Task prompt
Print the material below exactly as it stands, please, from its first line to the line holding "sigB_len = 195", with no pictures.

Provided material
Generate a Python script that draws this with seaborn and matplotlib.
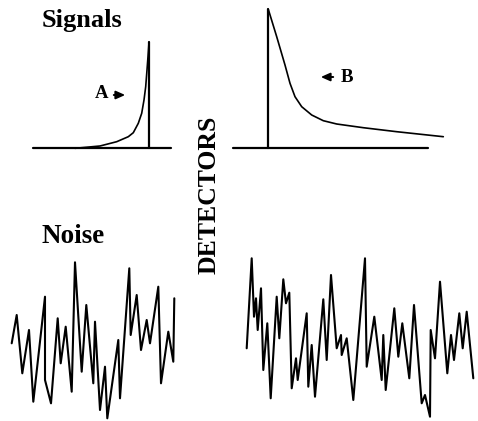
import matplotlib
matplotlib.use("Agg")
import matplotlib.pyplot as plt
import seaborn as sns

sns.set_theme(style="white")
plt.rcParams["font.family"] = ["Liberation Serif", "DejaVu Serif"]

W, H = 478, 421

# Signal A: slow exponential rise ending in a sharp cut-off
sigA_t = [42, 67, 83.7, 95.3, 100.3, 105.3, 108.7, 111, 112.7, 114, 115, 116]
sigA_amp = [0, 2.3, 6.6, 11.6, 15.6, 25, 35, 48.3, 61.6, 78.3, 91.6, 106]
sigA_len = 138

# Signal B: sharp onset followed by a long decaying tail
sigB_t = [35, 43.4, 51.7, 56.7, 61.7, 68.4, 78.4, 90, 103.4, 130, 163.4, 210]
sigB_amp = [139, 111.6, 83.3, 65, 51.6, 41.6, 33.3, 27.6, 24.3, 20.6, 16.6, 11.6]
sigB_len = 195

# Detector noise traces
noiseA_t = [0, 5, 10.6, 17.3, 21.6, 33.3, 33.3, 39.3, 46, 49, 54, 60, 63.3, 70,
            74.6, 81.6, 83.3, 88.3, 93.3, 95.6, 106.6, 108.3, 117.6, 119,
            125, 129.3, 135, 138.3, 146.6, 149.3, 156.6, 161.6, 162.6]
noiseA_amp = [-3.3, 25, -33.3, 10, -61.7, 43.3, -40, -63.3, 21.7, -23.3, 13.3,
              -51.7, 77.7, -31.7, 35, -43.3, 18.3, -70, -26.7, -78.3, 0, -58.3,
              71.7, 5, 45, -10, 20, -3.3, 53.3, -43.3, 8.3, -21.7, 41.7]

noiseB_t = [0, 5, 7.3, 9.3, 11, 14.3, 16.6, 20.6, 24, 30, 32.6, 36.6, 39.3, 42.6,
            45, 49.3, 51, 60, 61.6, 65, 68.3, 76.6, 80, 84.3, 90, 94.3, 95,
            100, 106.6, 118.3, 120, 127.6, 135, 136.6, 139, 147.6, 151.6, 155.6,
            162.6, 167.3, 175, 178.3, 183.3, 184, 188.3, 193.3, 200.6, 204.3,
            207.3, 212.6, 216, 220, 226.6]
noiseB_amp = [-8.3, 81.7, 23.3, 41.7, 10, 51.7, -30, 16.7, -58.3, 43.3, 1.7,
              60.7, 36.7, 47.3, -48.3, -18.3, -40, 26.7, -46.7, -5, -56.7, 40.7,
              -20, 65, -8.3, 5, -15, 1.7, -60, 81.7, -26.7, 23.3, -40, 5, -50,
              31.7, -16.7, 16.7, -38.3, 35, -63.3, -55, -76.7, 10, -18.3, 58.3,
              -33.3, 5, -20, 26.7, -8.3, 28.3, -38.3]

fig = plt.figure(figsize=(W / 100, H / 100), dpi=100)


def panel(ox, oy):
    """Transparent full-figure axes whose data origin sits at pixel (ox, oy)."""
    ax = fig.add_axes([0, 0, 1, 1])
    ax.set_xlim(-ox, W - ox)
    ax.set_ylim(oy - H, oy)
    ax.set_axis_off()
    ax.patch.set_alpha(0)
    return ax


# Signal A
ax = panel(33, 148.3)
sns.lineplot(x=[0, sigA_len], y=[0, 0], color="black", lw=1.6, ax=ax)
sns.lineplot(x=sigA_t, y=sigA_amp, sort=False, estimator=None, color="black", lw=1.2, ax=ax)
sns.lineplot(x=[sigA_t[-1], sigA_t[-1]], y=[0, sigA_amp[-1]], sort=False,
             estimator=None, color="black", lw=1.6, ax=ax)

# Signal B
ax = panel(233.3, 148.3)
sns.lineplot(x=[0, sigB_len], y=[0, 0], color="black", lw=1.6, ax=ax)
sns.lineplot(x=sigB_t, y=sigB_amp, sort=False, estimator=None, color="black", lw=1.2, ax=ax)
sns.lineplot(x=[sigB_t[0], sigB_t[0]], y=[0, sigB_amp[0]], sort=False,
             estimator=None, color="black", lw=1.6, ax=ax)

# Noise traces
ax = panel(11.7, 340)
sns.lineplot(x=noiseA_t, y=noiseA_amp, sort=False, estimator=None, color="black", lw=1.5, ax=ax)
ax = panel(246.7, 340)
sns.lineplot(x=noiseB_t, y=noiseB_amp, sort=False, estimator=None, color="black", lw=1.5, ax=ax)

# Labels
lab = panel(0, H)  # pixel coordinates measured from the top-left corner, y up
def px(x, y):
    return x, H - y

bold = dict(fontweight="bold", color="black")
lab.text(*px(42, 27), "Signals", fontsize=19, va="baseline", ha="left", **bold)
lab.text(*px(42, 243), "Noise", fontsize=19.5, va="baseline", ha="left", **bold)
lab.text(*px(209, 195), "DETECTORS", fontsize=18.5, rotation=90, va="center", ha="center", **bold)
lab.text(*px(95, 98.5), "A", fontsize=13.5, va="baseline", ha="left", **bold)
lab.text(*px(341, 82), "B", fontsize=13.5, va="baseline", ha="left", **bold)
arrow = dict(arrowstyle="-|>,head_length=0.45,head_width=0.2", color="black", lw=1.4)
lab.annotate("", xy=px(128, 95), xytext=px(111, 95), arrowprops=arrow)
lab.annotate("", xy=px(318, 77), xytext=px(336, 77), arrowprops=arrow)

fig.savefig("out.png", dpi=100)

Complete answer
Generate a Python script that draws this with seaborn and matplotlib.
import matplotlib
matplotlib.use("Agg")
import matplotlib.pyplot as plt
import seaborn as sns

sns.set_theme(style="white")
plt.rcParams["font.family"] = ["Liberation Serif", "DejaVu Serif"]

W, H = 478, 421

# Signal A: slow exponential rise ending in a sharp cut-off
sigA_t = [42, 67, 83.7, 95.3, 100.3, 105.3, 108.7, 111, 112.7, 114, 115, 116]
sigA_amp = [0, 2.3, 6.6, 11.6, 15.6, 25, 35, 48.3, 61.6, 78.3, 91.6, 106]
sigA_len = 138

# Signal B: sharp onset followed by a long decaying tail
sigB_t = [35, 43.4, 51.7, 56.7, 61.7, 68.4, 78.4, 90, 103.4, 130, 163.4, 210]
sigB_amp = [139, 111.6, 83.3, 65, 51.6, 41.6, 33.3, 27.6, 24.3, 20.6, 16.6, 11.6]
sigB_len = 195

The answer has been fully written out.